It uses Gnome but it isn't Gnome.
"Normal users", meaning non tech-savvy ones are Windows or OSX targets, because with Ubuntu they still need to use a terminal a bit more than Microsoft/Apple stuff, and they still have to deploy their own systems. For a bit more "power users" having to manually deploy an official ISO than customize it or keep it up polluted, an update at a time, is a NIGHTMARE. Try to upgrade a normal Ubuntu for few releases and you'll see things breaking, you fix the manually augmented the entropy. With a declarative distro any updated inter-release and cross-release is a fresh install out of your config, no forgotten fixes/hacks no leftovers.
Those who claim Ubuntu as stable are stuck in a far past, before declarative distros exists.
From the software shop GUI, I can choose flatpak or dnf/apt from the dropdown. From the command-line, flatpak has its own commands (vs. apt silent under-the-hood behavior).
Flatpak is better than Snap.

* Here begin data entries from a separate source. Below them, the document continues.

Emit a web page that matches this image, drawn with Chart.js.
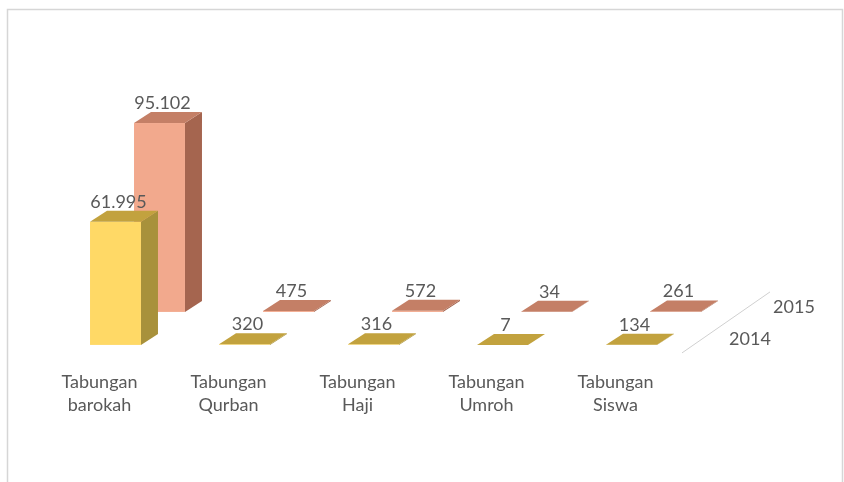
<!DOCTYPE html>
<html><head><meta charset="utf-8">
<script src="https://cdn.jsdelivr.net/npm/chart.js@4"></script>
<style>html,body{margin:0;padding:0;background:#fff}#wrap{width:844px;height:482px;position:relative}</style>
</head><body><div id="wrap"><canvas id="c" width="844" height="482"></canvas></div>
<script>
const categories = [["Tabungan","barokah"],["Tabungan","Qurban"],["Tabungan","Haji"],["Tabungan","Umroh"],["Tabungan","Siswa"]];
const seriesNames = ["2014","2015"];
const values2014 = [61995, 320, 316, 7, 134];
const values2015 = [95102, 475, 572, 34, 261];
const yMax = 150000;

const palette = {
  "2014": {front:"#FFD966", side:"#A8913B", top:"#C2A23E"},
  "2015": {front:"#F2A98D", side:"#A5654F", top:"#C47F66"}
};
const depth = {dx:17, dy:11};
const seriesShift = [{dx:0, dy:0},{dx:44, dy:-33}];

function fmt(v){ return String(Math.round(v)).replace(/\B(?=(\d{3})+(?!\d))/g, "."); }

const bar3d = {
  id:"bar3d",
  beforeDraw(chart){
    const ctx = chart.ctx;
    ctx.save();
    ctx.strokeStyle = "#d6d6d6"; ctx.lineWidth = 1.5;
    ctx.strokeRect(7.5, 9.5, 835, 490);
    ctx.restore();
  },
  beforeDatasetDraw(chart, args){
    const ctx = chart.ctx;
    const ds = chart.data.datasets[args.index];
    const col = palette[ds.label];
    const sh = seriesShift[args.index];
    ctx.save();
    ctx.translate(sh.dx, sh.dy);
    args.meta.data.forEach((el, i) => {
      const p = el.getProps(["x","y","base","width"], true);
      const l = p.x - p.width/2, r = p.x + p.width/2;
      const top = Math.min(p.y, p.base), base = Math.max(p.y, p.base);
      const dx = depth.dx, dy = depth.dy;
      ctx.fillStyle = col.side;
      ctx.beginPath(); ctx.moveTo(r, base); ctx.lineTo(r, top); ctx.lineTo(r+dx, top-dy); ctx.lineTo(r+dx, base-dy); ctx.closePath(); ctx.fill();
      ctx.fillStyle = col.front;
      ctx.fillRect(l, top, r-l, base-top);
      ctx.fillStyle = col.top;
      ctx.beginPath(); ctx.moveTo(l, top); ctx.lineTo(l+dx, top-dy); ctx.lineTo(r+dx, top-dy); ctx.lineTo(r, top); ctx.closePath(); ctx.fill();
      ctx.fillStyle = "#595959";
      ctx.font = "18px Lato";
      ctx.textAlign = "center"; ctx.textBaseline = "alphabetic";
      ctx.fillText(fmt(ds.data[i]), p.x + 3, top - dy - 3);
    });
    ctx.restore();
    return false;
  },
  afterDraw(chart){
    const ctx = chart.ctx, a = chart.chartArea;
    ctx.save();
    ctx.strokeStyle = "#d0d0d0"; ctx.lineWidth = 1;
    ctx.beginPath(); ctx.moveTo(a.right-14, a.bottom+8); ctx.lineTo(a.right+74, a.bottom-53); ctx.stroke();
    ctx.fillStyle = "#595959"; ctx.font = "18px Lato";
    ctx.textAlign = "center"; ctx.textBaseline = "middle";
    ctx.fillText(seriesNames[0], a.right+54, a.bottom-6);
    ctx.fillText(seriesNames[1], a.right+98, a.bottom-38);
    ctx.restore();
  }
};

new Chart(document.getElementById("c"), {
  type:"bar",
  data:{
    labels: categories,
    datasets:[
      {label: seriesNames[0], data: values2014, grouped:false, backgroundColor: palette["2014"].front},
      {label: seriesNames[1], data: values2015, grouped:false, backgroundColor: palette["2015"].front}
    ]
  },
  options:{
    responsive:false, animation:false, devicePixelRatio:1,
    categoryPercentage:1, barPercentage:0.395,
    layout:{padding:{top:47, left:51, right:148, bottom:39}},
    plugins:{legend:{display:false}, tooltip:{enabled:false}},
    scales:{
      y:{display:false, min:0, max:yMax},
      x:{
        grid:{display:false, drawTicks:false}, border:{display:false},
        ticks:{color:"#595959", font:{family:"Lato", size:18, lineHeight:1.28}, padding:26, labelOffset:-16, maxRotation:0, autoSkip:false}
      }
    }
  },
  plugins:[bar3d]
});
</script></body></html>
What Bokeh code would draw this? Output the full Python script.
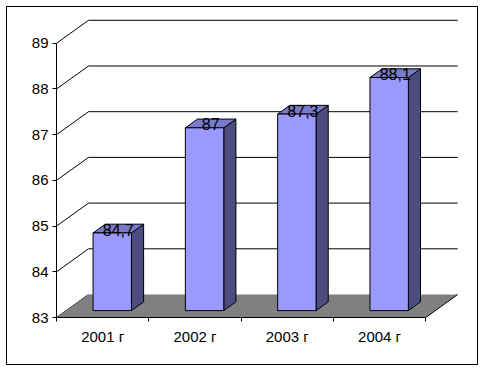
from bokeh.plotting import figure
from bokeh.models import LinearAxis, FixedTicker, Range1d
from bokeh.core.properties import value
from bokeh.embed import file_html
from bokeh.resources import INLINE

# ---- data ----
years = ["2001 г", "2002 г", "2003 г", "2004 г"]
values = [84.7, 87.0, 87.3, 88.1]
y_ticks = [83, 84, 85, 86, 87, 88, 89]
y_base = 83

# ---- 3D projection constants (layout, not data) ----
DX = 0.3467   # depth offset in category units
DY = 0.5033   # depth offset in value units
HW = 0.208    # half bar width (category units)
F1 = 0.30     # bar front depth fraction
F2 = 0.68     # bar back depth fraction
FONT = "Liberation Sans"

n = len(years)
p = figure(width=479, height=366,
           x_range=Range1d(-0.5417, 4.561), y_range=Range1d(81.972, 89.805),
           output_backend="svg", toolbar_location=None,
           x_axis_type=None, y_axis_type=None,
           min_border_left=6, min_border_top=6, min_border_right=2, min_border_bottom=2,
           outline_line_color="black", outline_line_width=1,
           background_fill_color="white", border_fill_color="white")
p.grid.visible = False

# back wall gridlines and diagonals
p.segment(x0=[DX] * (len(y_ticks) - 1), y0=[t + DY for t in y_ticks[1:]],
          x1=[n + DX] * (len(y_ticks) - 1), y1=[t + DY for t in y_ticks[1:]],
          line_color="black", line_width=1)
p.segment(x0=[0] * len(y_ticks), y0=y_ticks,
          x1=[DX] * len(y_ticks), y1=[t + DY for t in y_ticks],
          line_color="black", line_width=1)

# floor
p.patch(x=[0, n, n + DX, DX], y=[y_base, y_base, y_base + DY, y_base + DY],
        fill_color="#808080", line_color=None)
p.segment(x0=[n], y0=[y_base], x1=[n + DX], y1=[y_base + DY],
          line_color="black", line_width=1)

# bars
fx, fy, tx, ty, sx, sy = [], [], [], [], [], []
lx, ly, lt = [], [], []
for i, v in enumerate(values):
    c = i + 0.5
    xl1, xr1 = c - HW + F1 * DX, c + HW + F1 * DX
    xl2, xr2 = c - HW + F2 * DX, c + HW + F2 * DX
    b1, b2 = y_base + F1 * DY, y_base + F2 * DY
    t1, t2 = v + F1 * DY, v + F2 * DY
    fx.append([xl1, xr1, xr1, xl1]); fy.append([b1, b1, t1, t1])
    tx.append([xl1, xr1, xr2, xl2]); ty.append([t1, t1, t2, t2])
    sx.append([xr1, xr2, xr2, xr1]); sy.append([b1, b2, t2, t1])
    fm = (F1 + F2) / 2
    lx.append(c + fm * DX); ly.append(v + fm * DY)
    lt.append(("%g" % v).replace(".", ","))

p.patches(xs=sx, ys=sy, fill_color="#4C4C80", line_color="black", line_width=1)
p.patches(xs=tx, ys=ty, fill_color="#7A7ACC", line_color="black", line_width=1)
p.patches(xs=fx, ys=fy, fill_color="#9999FF", line_color="black", line_width=1)

p.text(x=lx, y=ly, text=lt, text_align="center", text_baseline="alphabetic",
       y_offset=1, text_font=value(FONT), text_font_size="16px", text_color="black")

# value axis (front)
ya = LinearAxis(fixed_location=0, ticker=FixedTicker(ticks=y_ticks),
                bounds=(y_ticks[0], y_ticks[-1]),
                major_tick_out=4, major_tick_in=0, minor_tick_out=0, minor_tick_in=0,
                major_label_standoff=4, major_label_text_font=FONT,
                major_label_text_font_size="15px", major_label_text_color="black",
                axis_line_color="black", major_tick_line_color="black")
p.add_layout(ya, "left")

# category tick marks
xa = LinearAxis(fixed_location=y_base, ticker=FixedTicker(ticks=list(range(n + 1))),
                bounds=(0, n), major_tick_out=4, major_tick_in=0,
                minor_tick_out=0, minor_tick_in=0,
                major_label_text_alpha=0, major_label_text_font_size="1px",
                axis_line_color="black", major_tick_line_color="black")
p.add_layout(xa, "below")

# category labels
centers = [i + 0.5 for i in range(n)]
xl = LinearAxis(fixed_location=y_base, ticker=FixedTicker(ticks=centers),
                major_label_overrides={c: y for c, y in zip(centers, years)},
                major_tick_out=0, major_tick_in=0, minor_tick_out=0, minor_tick_in=0,
                major_label_standoff=10, major_label_text_font=FONT,
                major_label_text_font_size="15px", major_label_text_color="black",
                axis_line_color=None)
p.add_layout(xl, "below")

open("out.html", "w").write(file_html(p, INLINE))
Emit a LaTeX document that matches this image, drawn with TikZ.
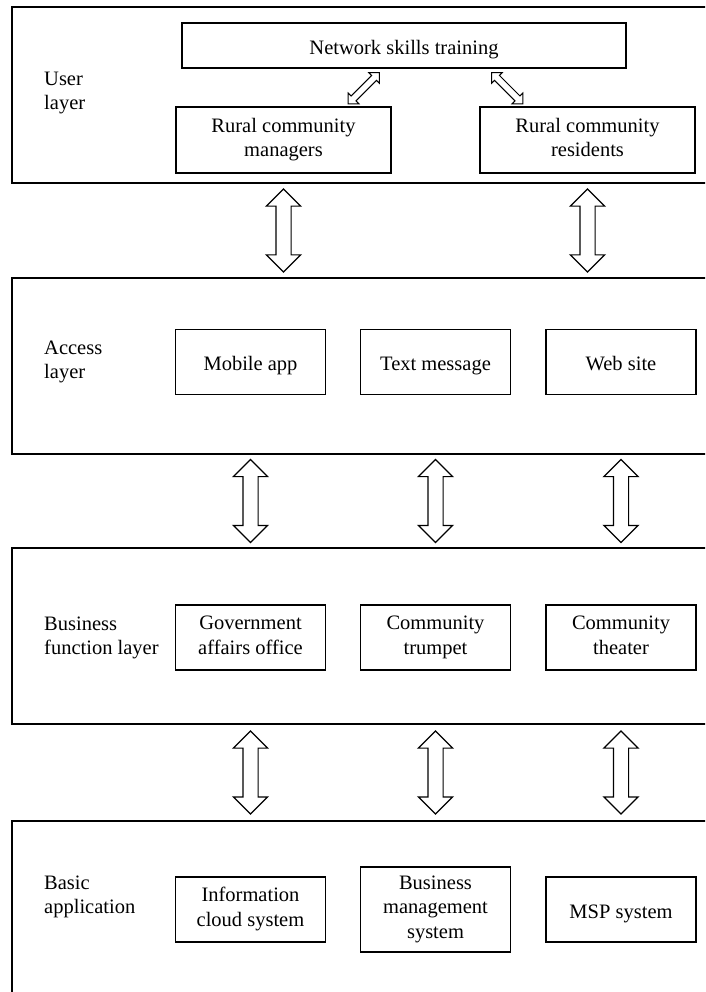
\documentclass[tikz,border=0pt]{standalone}
\usepackage{fontspec}
\setmainfont{Liberation Serif}
\usetikzlibrary{shapes.arrows, positioning, calc}
\newcommand{\boxstrut}{\rule[-5pt]{0pt}{27.8pt}}

\begin{document}
\begin{tikzpicture}[x=1pt, y=-1pt, font=\fontsize{20.5}{24.5}\selectfont,
  layer/.style={draw, line width=1.6pt, minimum width=708pt, minimum height=176pt, inner sep=0pt},
  box/.style={draw, line width=1.6pt, align=center, minimum width=150pt, minimum height=65pt, inner sep=1pt,
    execute at begin node=\boxstrut, execute at end node=\boxstrut},
  lbl/.style={align=left, anchor=west, inner sep=0pt},
  bigarrow/.style={draw, line width=1.2pt, double arrow, double arrow head extend=9.5pt, inner xsep=0pt, inner ysep=7pt, minimum height=83pt, rotate=90},
  smallarrow/.style={draw, line width=1pt, double arrow, double arrow head extend=4pt, inner xsep=0pt, inner ysep=3pt, minimum height=44pt}]
\useasboundingbox (0,0) rectangle (705,992);
\clip (0,0) rectangle (705,992);

% layers
\node[layer] (user) at (366,95) {};
\node[layer] (access) at (366,366) {};
\node[layer] (business) at (366,636) {};
\node[layer, minimum height=182pt] (basic) at (366,912) {};

\node[lbl] (userlbl) at (44,93) {User\\layer};
\node[lbl] (accesslbl) at (44,362) {Access\\layer};
\node[lbl] (businesslbl) at (44,638) {Business\\function layer};
\node[lbl] (basiclbl) at (44,897) {Basic\\application};

% user layer
\node[box, minimum width=444pt, minimum height=45pt] (nst) at (404,45.5) {Network skills training};
\node[box, minimum width=215pt, minimum height=66pt] (managers) at (283.5,140) {Rural community\\managers};
\node[box, minimum width=215pt, minimum height=66pt] (residents) at (587.5,140) {Rural community\\residents};
\node[smallarrow, rotate=45] (sa1) at ($(managers.north east)+(-28,-18)$) {};
\node[smallarrow, rotate=-45] (sa2) at ($(residents.north west)+(28,-18)$) {};

% access layer
\node[box] (mobile) at (250.5,362) {Mobile app};
\node[box] (textmsg) at (435.5,362) {Text message};
\node[box] (web) at (621,362) {Web site};

% business function layer
\node[box] (gov) at (250.5,637.5) {Government\\affairs office};
\node[box] (trumpet) at (435.5,637.5) {Community\\trumpet};
\node[box] (theater) at (621,637.5) {Community\\theater};

% basic application
\node[box] (cloud) at (250.5,909.5) {Information\\cloud system};
\node[box, minimum height=85pt] (bms) at (435.5,909.5) {Business\\management\\system};
\node[box] (msp) at (621,909.5) {MSP system};

% arrows between layers
\foreach \col in {managers, residents}
  \node[bigarrow] (a-\col) at ($(\col |- user.south)!.5!(\col |- access.north)$) {};
\foreach \col in {mobile, textmsg, web}
  \node[bigarrow] (a-\col) at ($(\col |- access.south)!.5!(\col |- business.north)$) {};
\foreach \col in {gov, trumpet, theater}
  \node[bigarrow] (a-\col) at ($(\col |- business.south)!.5!(\col |- basic.north)$) {};
\end{tikzpicture}
\end{document}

I use Flatpak for commercial software (Discord, Steam, etc.), but it remains my choice as a user.
Unless that snap allows lower level usage (services, kernel...)
NixOS today is not in an excellent shape, but is the go-to distro of any tech savvy, Arch have intercepted old-schools users locked in a far past, Guix System try to thrive, Ubuntu now is on par of classic RH in crappiness and commercial conduct.
I still use like that and anyone can, but normal users are the main target.
For example, in the gnome team we do the uploads first to debian then we merge them with the Ubuntu changes if any, but we try as much as possible to use the same sources for both.
Check debian salsa to see the differences.